Snapshot a prepared dataset and capture its ID. This is the value you commit alongside your experiment config:

dataset_id=$(snapdir push --store s3://ml-data/datasets ./data/imagenet-prep)
echo "$dataset_id"

On every training node, pull that exact ID. The pull fetches each object, re-hashes it against the manifest, and checks it out — a successful pull is a proof the node has the right data:

snapdir pull --store s3://ml-data/datasets --id "$dataset_id" ./data/train

To confirm two copies match, just compare IDs — no checksumming the whole tree by hand:

snapdir id ./data/train   # prints $dataset_id if and only if the bytes match

Model checkpoints work the same way. Snapshot the output directory and pin the result in your model registry:

model_id=$(snapdir push --store s3://ml-data/models ./checkpoints/run-42)

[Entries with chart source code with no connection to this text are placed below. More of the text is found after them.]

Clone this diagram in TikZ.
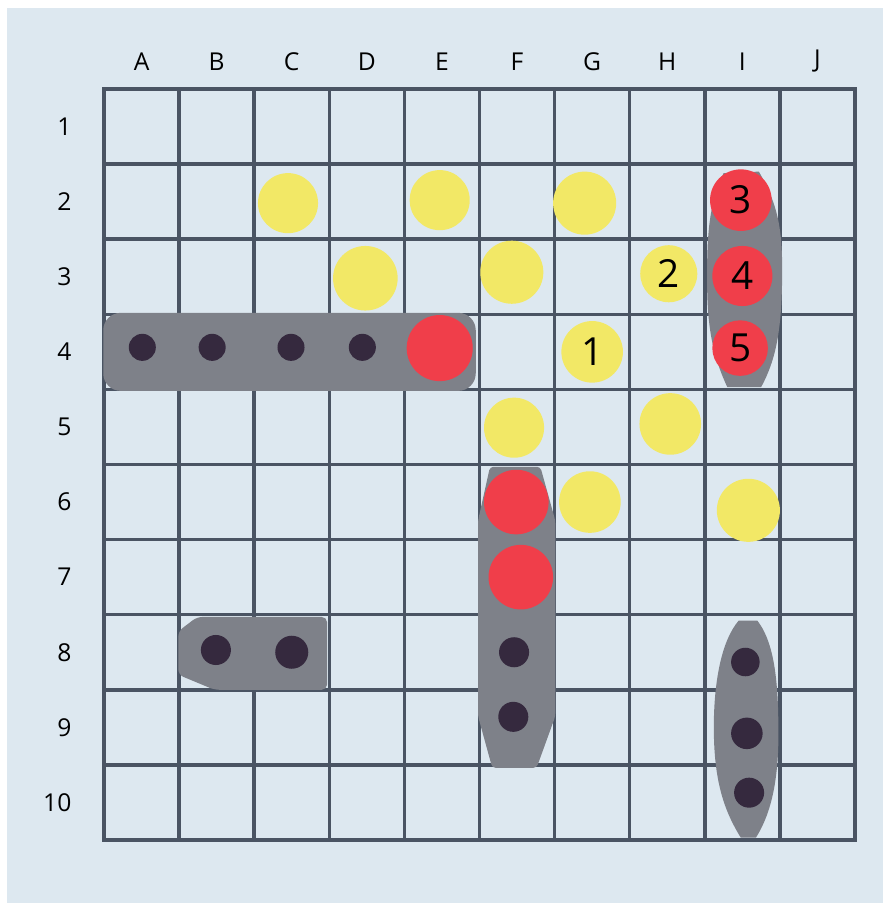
\documentclass[tikz,border=0pt]{standalone}
\usepackage{fontspec}
\setmainfont{Open Sans}
\usetikzlibrary{positioning}
\definecolor{seablue}{RGB}{221,232,240}
\definecolor{gridink}{RGB}{74,84,99}
\definecolor{missyellow}{RGB}{242,232,102}
\definecolor{hitred}{RGB}{240,62,74}
\definecolor{hullgray}{RGB}{126,129,137}
\definecolor{pegdark}{RGB}{53,41,62}

\begin{document}
\begin{tikzpicture}[x=1.5cm, y=-1.5cm,
    headtext/.style={font=\fontsize{14}{16}\selectfont, text=black, inner sep=0pt},
    misscirc/.style={circle, fill=missyellow, inner sep=0pt, font=\fontsize{22}{24}\selectfont},
    hitcirc/.style={circle, fill=hitred, inner sep=0pt, font=\fontsize{22}{24}\selectfont},
    hull/.style={fill=hullgray},
    peg/.style={circle, fill=pegdark, inner sep=0pt},
    gridlines/.style={draw=gridink, line width=2pt, line cap=rect},
  ]
    \useasboundingbox (-1.385,-1.185) rectangle (10.373,10.839);
    \fill[seablue] (-1.292,-1.079) rectangle (10.373,10.839);

    % board
    \foreach \k in {0,...,10} {
      \draw[gridlines] (\k,0) -- (\k,10);
      \draw[gridlines] (0,\k) -- (10,\k);
    }
    \foreach \c [count=\i] in {A,B,C,D,E,F,G,H,I,J}
      \node[headtext] (col-\c) at (\i-0.5,-0.37) {\c};
    \foreach \r in {1,...,10}
      \node[headtext, anchor=east] (row-\r) at (-0.43,\r-0.5) {\r};

    % ships
    \fill[hull, rounded corners=0.35cm] (-0.01,2.98) rectangle (4.95,4.02);
    \fill[hull] (8.25,1.12) -- (8.72,1.10) .. controls (8.95,1.5) and (9.03,1.8) .. (9.03,2.4)
      .. controls (9.03,3.2) and (8.95,3.6) .. (8.75,3.97) -- (8.30,3.97)
      .. controls (8.08,3.5) and (8.03,3.1) .. (8.03,2.5)
      .. controls (8.03,1.8) and (8.08,1.5) .. (8.25,1.12) -- cycle;
    \fill[hull, rounded corners=2pt] (5.14,5.03) -- (5.81,5.03) -- (6.01,5.75) -- (6.01,8.35)
      -- (5.76,9.04) -- (5.17,9.04) -- (4.98,8.35) -- (4.98,5.75) -- cycle;
    \fill[hull] (8.45,7.08) -- (8.70,7.08) .. controls (8.95,7.4) and (8.98,8.0) .. (8.98,8.6)
      .. controls (8.98,9.3) and (8.85,9.7) .. (8.68,9.97) -- (8.48,9.97)
      .. controls (8.25,9.6) and (8.12,9.2) .. (8.12,8.5)
      .. controls (8.12,7.9) and (8.22,7.35) .. (8.45,7.08) -- cycle;
    \fill[hull, rounded corners=3pt] (1.24,7.03) -- (2.97,7.03) -- (2.97,8.0) -- (1.47,8.0)
      -- (0.99,7.8) -- (0.99,7.22) -- cycle;

    \foreach \nm/\px/\py/\rr in {a4/0.51/3.44/0.18, b4/1.44/3.44/0.18, c4/2.49/3.44/0.18,
        d4/3.44/3.44/0.18, f8/5.46/7.50/0.20, f9/5.45/8.36/0.20, i8/8.54/7.63/0.19,
        i9/8.56/8.58/0.21, i10/8.59/9.37/0.20, b8/1.49/7.47/0.20, c8/2.50/7.50/0.22}
      \node[peg, minimum size=\rr*3cm] (peg-\nm) at (\px,\py) {};

    % shots
    \foreach \nm/\px/\py/\rr/\tx in {c2/2.45/1.52/0.40/, e2/4.47/1.48/0.40/,
        g2/6.40/1.52/0.42/, d3/3.48/2.52/0.43/, f3/5.43/2.44/0.42/, h3/7.52/2.46/0.38/2,
        g4/6.50/3.50/0.41/1, f5/5.46/4.51/0.40/, h5/7.54/4.46/0.41/, g6/6.47/5.50/0.41/,
        i6/8.58/5.61/0.42/}
      \node[misscirc, minimum size=\rr*3cm] (miss-\nm) at (\px,\py) {\tx};
    \foreach \nm/\px/\py/\rr/\tx in {e4/4.47/3.45/0.44/, i2/8.48/1.48/0.41/3,
        i3/8.50/2.49/0.40/4, i4/8.47/3.45/0.37/5, f6/5.49/5.50/0.43/, f7/5.55/6.50/0.43/}
      \node[hitcirc, minimum size=\rr*3cm] (hit-\nm) at (\px,\py) {\tx};

  \end{tikzpicture}
\end{document}
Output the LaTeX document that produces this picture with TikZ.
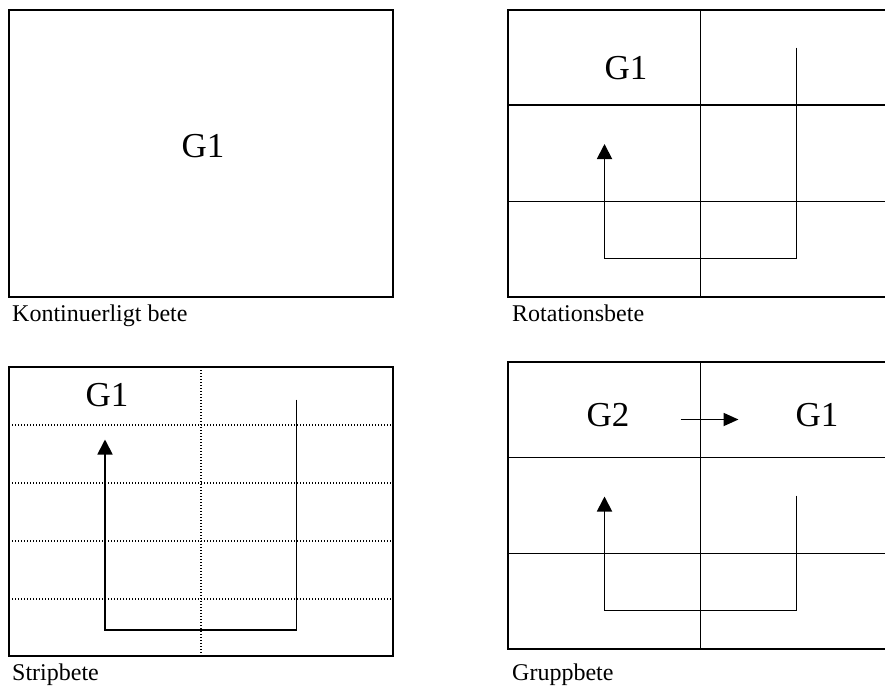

When you re-export the dataset after fixing a few records, re-push: only the changed objects move, and the new ID records that this is a different dataset.

Outcome

Every dataset and model is identified by what it contains, not by a mutable name. Experiments are reproducible because their inputs are pinned to verifiable IDs, distributed training nodes are guaranteed to agree on the data, and large corpora are uploaded once and deduplicated across versions and stores. To trace which dataset a model was trained on later, use snapdir ancestors over the recorded snapshot history.